Полагаю, что и отцу было нелегко воссоединение с семьей после такого долгого перерыва. Во всяком случае, он сделал удивительную вещь: не успели мы отдохнуть с дороги и привыкнуть к его новому виду, как он потащил нас всех в город за покупками. Он сказал, что наш вид приводит его в ужас. Мы были такие безвкусные, такие «старосветские», особенно Шейна в своем старческом черном платье. Он непременно хотел купить новые платья всем нам, словно можно было вот так, в двадцать четыре часа превратить нас в американок.
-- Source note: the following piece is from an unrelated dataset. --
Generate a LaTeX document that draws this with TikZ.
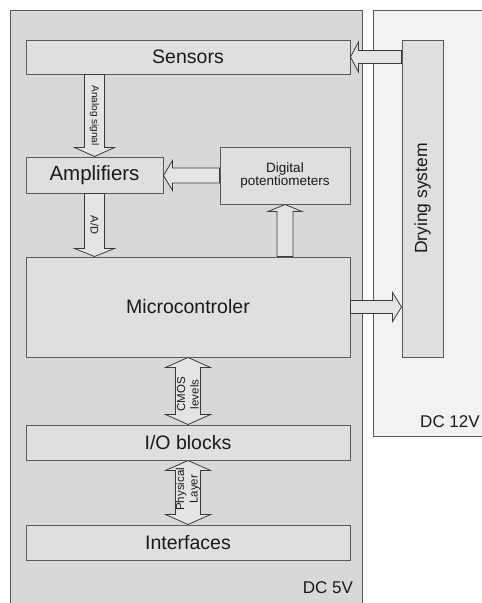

Первая его покупка была для Шейны — блузка в оборках и широкополая соломенная шляпа, украшенная маками, незабудками и подсолнухами.
«Теперь ты похожа на человека! — сказал он. Вот так мы тут в Америке одеваемся». Шейна залилась слезами ярости и стыда. «Может, вы в Америке так одеваетесь, — кричала она, — но я так одеваться не буду!» Она наотрез отказалась надеть блузку и шляпу; может быть, эта поездка за покупками и положила начало долгим годам их натянутых отношений.
Они были очень разные люди, да к тому же в течение трех лет отец получал письма, в которых мама жаловалась на Шейну и ее эгоистическое поведение. Может быть, в глубине души он винил Шейну в том, что из-за нее он не вернулся в Россию, а семье пришлось ехать в Штаты. Не то что ему было плохо в Милуоки. Напротив, когда мы приехали, он уже врос в эмигрантскую жизнь. Он был членом синагоги, вступил в профсоюз (время от времени его использовали на работе в железнодорожных мастерских), и у него уже было много приятелей. Ему казалось, что он становится настоящим американским евреем, и это ему нравилось. Но уж никак он не мечтал о сердитой и непослушной дочке, которая требовала себе права жить и одеваться в Милуоки как в Пинске, их первая ссора в универмаге Шустера вскоре переросла в серьезный конфликт. Я же была в восторге от красивой новой одежды, от шипучей газировки, от мороженого, от того, что нахожусь на небоскребе (это я впервые увидела пятиэтажное здание).